# PROBLEM REQUIREMENTS
The lines to extract run from the first line of the material below to the line containing "const hrTicks = [0.25, 0.5, 1, 2];", both included; leave the pictures behind.

# RECORDED INFORMATION
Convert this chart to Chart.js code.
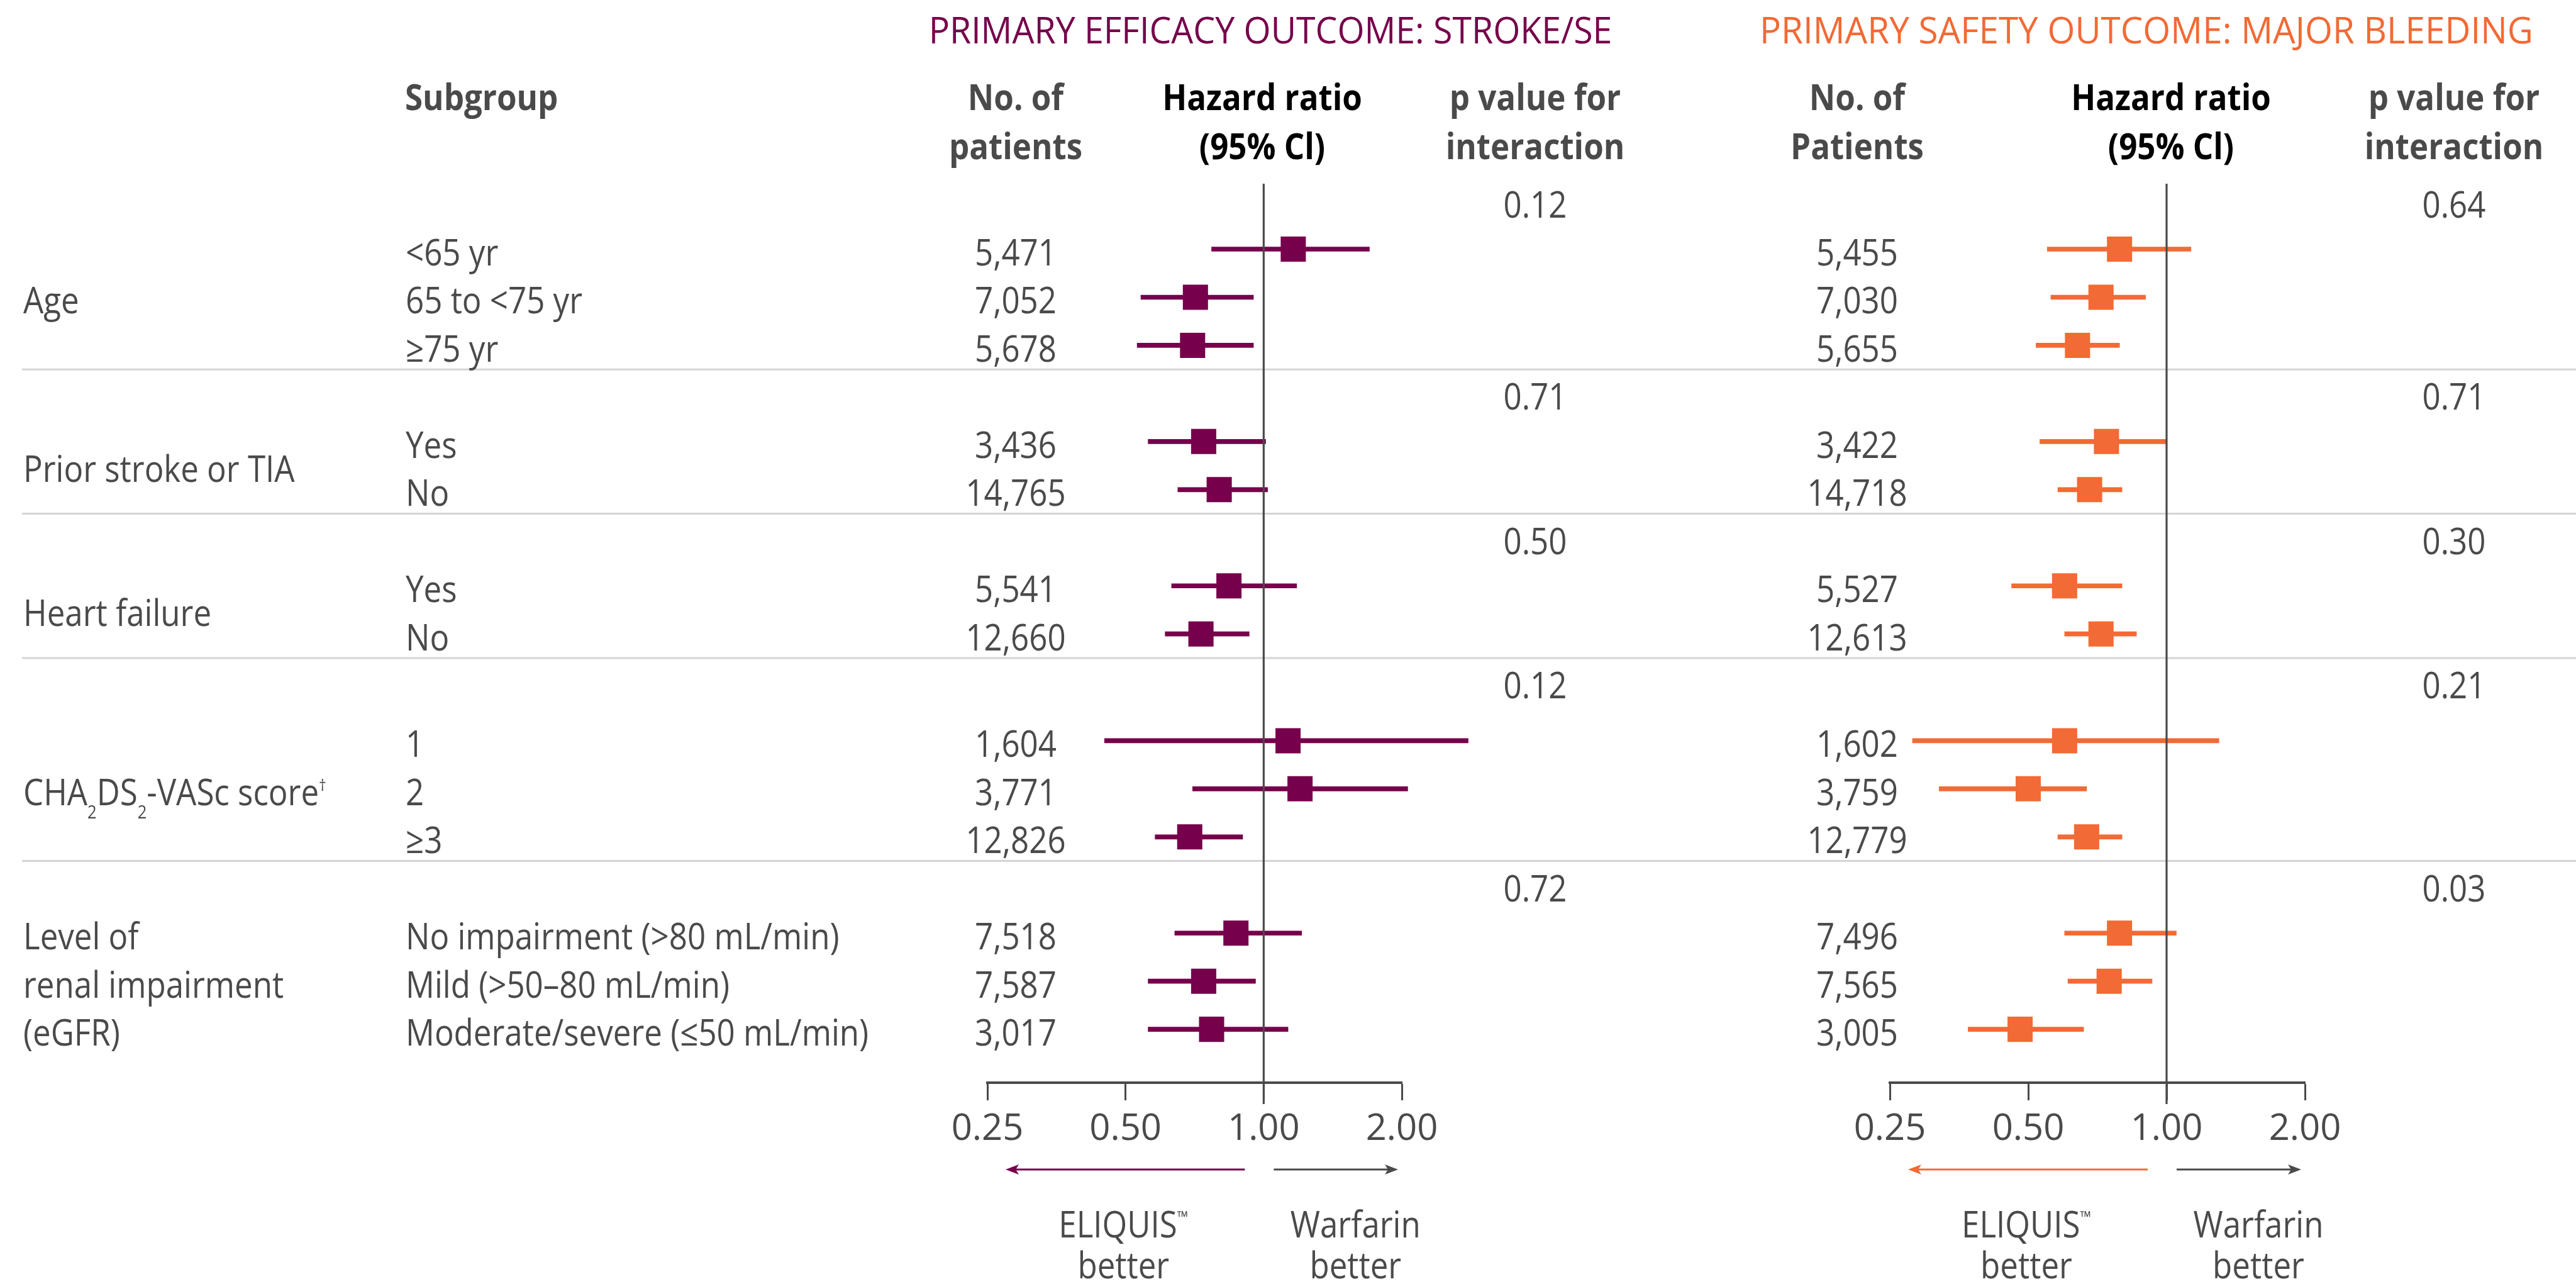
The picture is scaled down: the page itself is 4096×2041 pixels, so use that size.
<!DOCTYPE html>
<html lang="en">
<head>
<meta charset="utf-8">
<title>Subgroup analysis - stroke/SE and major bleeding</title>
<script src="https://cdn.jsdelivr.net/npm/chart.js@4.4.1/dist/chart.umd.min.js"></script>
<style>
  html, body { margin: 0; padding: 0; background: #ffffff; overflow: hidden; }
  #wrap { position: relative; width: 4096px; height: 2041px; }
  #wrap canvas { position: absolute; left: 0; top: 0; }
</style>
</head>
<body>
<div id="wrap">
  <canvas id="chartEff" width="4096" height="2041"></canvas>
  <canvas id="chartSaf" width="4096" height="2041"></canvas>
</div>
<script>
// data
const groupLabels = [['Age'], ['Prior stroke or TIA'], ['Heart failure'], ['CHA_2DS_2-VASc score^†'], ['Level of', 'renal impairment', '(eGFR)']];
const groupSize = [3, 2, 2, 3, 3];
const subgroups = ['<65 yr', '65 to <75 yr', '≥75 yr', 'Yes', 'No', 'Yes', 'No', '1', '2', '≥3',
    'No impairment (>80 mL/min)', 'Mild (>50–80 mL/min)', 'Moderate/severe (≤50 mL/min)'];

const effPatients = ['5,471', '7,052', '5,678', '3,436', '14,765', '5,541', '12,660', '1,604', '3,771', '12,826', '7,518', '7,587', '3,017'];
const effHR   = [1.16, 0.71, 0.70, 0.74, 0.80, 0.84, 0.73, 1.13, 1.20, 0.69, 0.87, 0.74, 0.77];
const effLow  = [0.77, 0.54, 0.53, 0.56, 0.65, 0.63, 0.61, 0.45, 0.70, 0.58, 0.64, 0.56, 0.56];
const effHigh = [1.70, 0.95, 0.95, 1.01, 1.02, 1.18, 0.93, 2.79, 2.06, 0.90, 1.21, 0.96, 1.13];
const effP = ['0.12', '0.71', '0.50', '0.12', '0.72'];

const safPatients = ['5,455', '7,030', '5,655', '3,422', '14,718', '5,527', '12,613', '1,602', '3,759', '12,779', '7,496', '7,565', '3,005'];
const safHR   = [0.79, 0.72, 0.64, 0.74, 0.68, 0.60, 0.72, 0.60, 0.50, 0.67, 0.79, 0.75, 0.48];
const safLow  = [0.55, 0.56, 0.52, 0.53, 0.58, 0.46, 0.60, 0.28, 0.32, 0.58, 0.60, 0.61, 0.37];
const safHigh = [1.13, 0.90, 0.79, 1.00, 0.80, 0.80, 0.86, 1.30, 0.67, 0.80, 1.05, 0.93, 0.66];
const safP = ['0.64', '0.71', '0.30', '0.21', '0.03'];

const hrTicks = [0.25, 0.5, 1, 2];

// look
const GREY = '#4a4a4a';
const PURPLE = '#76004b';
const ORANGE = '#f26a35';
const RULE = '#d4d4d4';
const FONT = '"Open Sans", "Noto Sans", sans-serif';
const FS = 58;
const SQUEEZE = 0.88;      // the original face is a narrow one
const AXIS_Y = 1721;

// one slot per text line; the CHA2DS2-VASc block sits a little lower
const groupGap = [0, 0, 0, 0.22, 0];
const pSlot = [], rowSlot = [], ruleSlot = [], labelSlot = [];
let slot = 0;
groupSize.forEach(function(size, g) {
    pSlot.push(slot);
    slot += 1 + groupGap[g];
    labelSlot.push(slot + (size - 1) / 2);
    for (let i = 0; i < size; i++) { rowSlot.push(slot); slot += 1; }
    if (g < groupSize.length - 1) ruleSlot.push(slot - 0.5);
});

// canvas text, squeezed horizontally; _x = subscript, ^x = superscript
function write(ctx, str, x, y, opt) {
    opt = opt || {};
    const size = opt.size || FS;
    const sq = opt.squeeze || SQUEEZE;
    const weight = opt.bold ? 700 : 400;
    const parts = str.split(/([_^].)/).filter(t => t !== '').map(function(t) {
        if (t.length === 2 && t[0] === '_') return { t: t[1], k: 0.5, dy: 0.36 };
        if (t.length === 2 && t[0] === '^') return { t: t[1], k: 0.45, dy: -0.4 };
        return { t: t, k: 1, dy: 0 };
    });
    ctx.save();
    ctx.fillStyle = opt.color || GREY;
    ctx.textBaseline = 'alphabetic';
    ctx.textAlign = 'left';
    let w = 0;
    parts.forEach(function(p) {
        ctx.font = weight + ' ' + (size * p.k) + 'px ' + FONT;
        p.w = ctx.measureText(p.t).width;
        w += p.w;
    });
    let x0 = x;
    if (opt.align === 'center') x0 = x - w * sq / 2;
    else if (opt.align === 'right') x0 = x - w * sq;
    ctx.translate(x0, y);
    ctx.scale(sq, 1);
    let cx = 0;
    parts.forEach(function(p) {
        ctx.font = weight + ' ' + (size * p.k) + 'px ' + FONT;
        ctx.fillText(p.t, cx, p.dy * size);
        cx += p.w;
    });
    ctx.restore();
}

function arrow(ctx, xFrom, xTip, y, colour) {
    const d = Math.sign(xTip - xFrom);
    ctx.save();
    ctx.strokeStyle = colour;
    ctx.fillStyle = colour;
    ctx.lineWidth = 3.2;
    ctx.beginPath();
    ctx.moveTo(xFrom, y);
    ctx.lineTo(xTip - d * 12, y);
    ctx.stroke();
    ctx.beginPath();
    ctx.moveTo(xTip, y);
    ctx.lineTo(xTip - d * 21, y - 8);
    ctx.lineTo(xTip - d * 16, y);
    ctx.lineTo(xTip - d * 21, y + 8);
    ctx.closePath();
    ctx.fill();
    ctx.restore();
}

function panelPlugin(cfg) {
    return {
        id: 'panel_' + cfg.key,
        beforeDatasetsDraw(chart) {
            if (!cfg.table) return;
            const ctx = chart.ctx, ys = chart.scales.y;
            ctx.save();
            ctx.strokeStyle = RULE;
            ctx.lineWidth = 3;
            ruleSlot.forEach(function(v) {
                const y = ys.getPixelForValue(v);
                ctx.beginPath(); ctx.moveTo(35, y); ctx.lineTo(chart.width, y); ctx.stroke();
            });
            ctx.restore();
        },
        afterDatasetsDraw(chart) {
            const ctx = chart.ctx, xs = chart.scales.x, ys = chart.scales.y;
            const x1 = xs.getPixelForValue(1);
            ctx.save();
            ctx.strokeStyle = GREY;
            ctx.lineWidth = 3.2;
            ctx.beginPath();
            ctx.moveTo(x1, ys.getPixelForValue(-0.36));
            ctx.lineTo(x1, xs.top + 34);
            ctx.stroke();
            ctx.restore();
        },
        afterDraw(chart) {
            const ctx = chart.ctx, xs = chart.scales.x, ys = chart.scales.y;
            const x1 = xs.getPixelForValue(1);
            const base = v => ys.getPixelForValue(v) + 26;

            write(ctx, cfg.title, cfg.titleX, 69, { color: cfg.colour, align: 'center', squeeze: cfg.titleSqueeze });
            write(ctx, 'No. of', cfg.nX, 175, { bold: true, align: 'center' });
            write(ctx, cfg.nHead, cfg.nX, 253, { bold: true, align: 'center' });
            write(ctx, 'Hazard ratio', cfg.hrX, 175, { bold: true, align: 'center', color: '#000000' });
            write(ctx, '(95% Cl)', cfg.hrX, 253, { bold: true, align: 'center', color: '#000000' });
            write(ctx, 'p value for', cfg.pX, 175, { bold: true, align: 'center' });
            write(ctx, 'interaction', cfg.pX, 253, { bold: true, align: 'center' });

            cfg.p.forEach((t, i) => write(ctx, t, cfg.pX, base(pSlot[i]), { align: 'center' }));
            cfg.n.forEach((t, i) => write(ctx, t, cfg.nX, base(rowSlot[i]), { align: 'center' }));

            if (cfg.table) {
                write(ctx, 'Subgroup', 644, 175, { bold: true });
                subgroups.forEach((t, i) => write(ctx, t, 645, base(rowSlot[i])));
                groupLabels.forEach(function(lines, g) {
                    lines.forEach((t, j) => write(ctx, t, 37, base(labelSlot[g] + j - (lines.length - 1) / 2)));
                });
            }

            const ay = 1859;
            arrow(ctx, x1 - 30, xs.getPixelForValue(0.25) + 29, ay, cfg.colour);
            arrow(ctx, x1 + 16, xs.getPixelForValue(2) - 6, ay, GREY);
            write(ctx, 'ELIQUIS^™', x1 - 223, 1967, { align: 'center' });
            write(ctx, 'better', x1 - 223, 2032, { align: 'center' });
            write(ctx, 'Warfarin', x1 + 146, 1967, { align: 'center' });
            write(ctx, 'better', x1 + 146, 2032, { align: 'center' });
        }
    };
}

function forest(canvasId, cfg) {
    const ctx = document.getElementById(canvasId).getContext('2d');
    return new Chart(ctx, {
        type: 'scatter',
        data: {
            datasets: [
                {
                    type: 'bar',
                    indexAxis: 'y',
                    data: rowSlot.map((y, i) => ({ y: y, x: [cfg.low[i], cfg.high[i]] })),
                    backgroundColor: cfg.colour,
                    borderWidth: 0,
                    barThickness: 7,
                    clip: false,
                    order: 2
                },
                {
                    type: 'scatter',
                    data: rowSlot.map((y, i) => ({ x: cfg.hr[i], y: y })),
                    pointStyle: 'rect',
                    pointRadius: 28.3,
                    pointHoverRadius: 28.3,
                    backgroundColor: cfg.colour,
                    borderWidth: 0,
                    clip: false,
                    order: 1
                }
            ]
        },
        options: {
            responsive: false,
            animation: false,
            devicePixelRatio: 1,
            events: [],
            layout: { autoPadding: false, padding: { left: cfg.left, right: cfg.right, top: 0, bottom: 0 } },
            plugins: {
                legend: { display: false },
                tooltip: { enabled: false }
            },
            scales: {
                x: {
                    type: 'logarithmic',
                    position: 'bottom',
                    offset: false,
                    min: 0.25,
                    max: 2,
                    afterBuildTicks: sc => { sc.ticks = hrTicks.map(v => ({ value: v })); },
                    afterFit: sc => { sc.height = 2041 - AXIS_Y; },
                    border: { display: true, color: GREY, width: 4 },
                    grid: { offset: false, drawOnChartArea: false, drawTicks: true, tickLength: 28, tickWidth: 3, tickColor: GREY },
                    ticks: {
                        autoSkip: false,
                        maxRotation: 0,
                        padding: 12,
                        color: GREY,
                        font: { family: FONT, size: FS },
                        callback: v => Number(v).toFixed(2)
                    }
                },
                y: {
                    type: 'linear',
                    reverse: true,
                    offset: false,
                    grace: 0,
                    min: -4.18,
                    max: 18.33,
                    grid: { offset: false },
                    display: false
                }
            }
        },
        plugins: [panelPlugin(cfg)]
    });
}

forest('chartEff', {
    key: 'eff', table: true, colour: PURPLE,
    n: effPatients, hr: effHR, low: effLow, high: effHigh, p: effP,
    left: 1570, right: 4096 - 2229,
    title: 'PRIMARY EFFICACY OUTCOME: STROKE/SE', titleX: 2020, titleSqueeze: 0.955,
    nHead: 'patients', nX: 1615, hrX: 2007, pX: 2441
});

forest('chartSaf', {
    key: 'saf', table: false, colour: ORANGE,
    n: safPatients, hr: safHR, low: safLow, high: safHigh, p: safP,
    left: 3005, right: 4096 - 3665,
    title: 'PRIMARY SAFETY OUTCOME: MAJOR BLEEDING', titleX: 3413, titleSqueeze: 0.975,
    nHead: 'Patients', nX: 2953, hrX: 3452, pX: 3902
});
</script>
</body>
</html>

# SOLUTION
Convert this chart to Chart.js code.
The picture is scaled down: the page itself is 4096×2041 pixels, so use that size.
<!DOCTYPE html>
<html lang="en">
<head>
<meta charset="utf-8">
<title>Subgroup analysis - stroke/SE and major bleeding</title>
<script src="https://cdn.jsdelivr.net/npm/chart.js@4.4.1/dist/chart.umd.min.js"></script>
<style>
  html, body { margin: 0; padding: 0; background: #ffffff; overflow: hidden; }
  #wrap { position: relative; width: 4096px; height: 2041px; }
  #wrap canvas { position: absolute; left: 0; top: 0; }
</style>
</head>
<body>
<div id="wrap">
  <canvas id="chartEff" width="4096" height="2041"></canvas>
  <canvas id="chartSaf" width="4096" height="2041"></canvas>
</div>
<script>
// data
const groupLabels = [['Age'], ['Prior stroke or TIA'], ['Heart failure'], ['CHA_2DS_2-VASc score^†'], ['Level of', 'renal impairment', '(eGFR)']];
const groupSize = [3, 2, 2, 3, 3];
const subgroups = ['<65 yr', '65 to <75 yr', '≥75 yr', 'Yes', 'No', 'Yes', 'No', '1', '2', '≥3',
    'No impairment (>80 mL/min)', 'Mild (>50–80 mL/min)', 'Moderate/severe (≤50 mL/min)'];

const effPatients = ['5,471', '7,052', '5,678', '3,436', '14,765', '5,541', '12,660', '1,604', '3,771', '12,826', '7,518', '7,587', '3,017'];
const effHR   = [1.16, 0.71, 0.70, 0.74, 0.80, 0.84, 0.73, 1.13, 1.20, 0.69, 0.87, 0.74, 0.77];
const effLow  = [0.77, 0.54, 0.53, 0.56, 0.65, 0.63, 0.61, 0.45, 0.70, 0.58, 0.64, 0.56, 0.56];
const effHigh = [1.70, 0.95, 0.95, 1.01, 1.02, 1.18, 0.93, 2.79, 2.06, 0.90, 1.21, 0.96, 1.13];
const effP = ['0.12', '0.71', '0.50', '0.12', '0.72'];

const safPatients = ['5,455', '7,030', '5,655', '3,422', '14,718', '5,527', '12,613', '1,602', '3,759', '12,779', '7,496', '7,565', '3,005'];
const safHR   = [0.79, 0.72, 0.64, 0.74, 0.68, 0.60, 0.72, 0.60, 0.50, 0.67, 0.79, 0.75, 0.48];
const safLow  = [0.55, 0.56, 0.52, 0.53, 0.58, 0.46, 0.60, 0.28, 0.32, 0.58, 0.60, 0.61, 0.37];
const safHigh = [1.13, 0.90, 0.79, 1.00, 0.80, 0.80, 0.86, 1.30, 0.67, 0.80, 1.05, 0.93, 0.66];
const safP = ['0.64', '0.71', '0.30', '0.21', '0.03'];

const hrTicks = [0.25, 0.5, 1, 2];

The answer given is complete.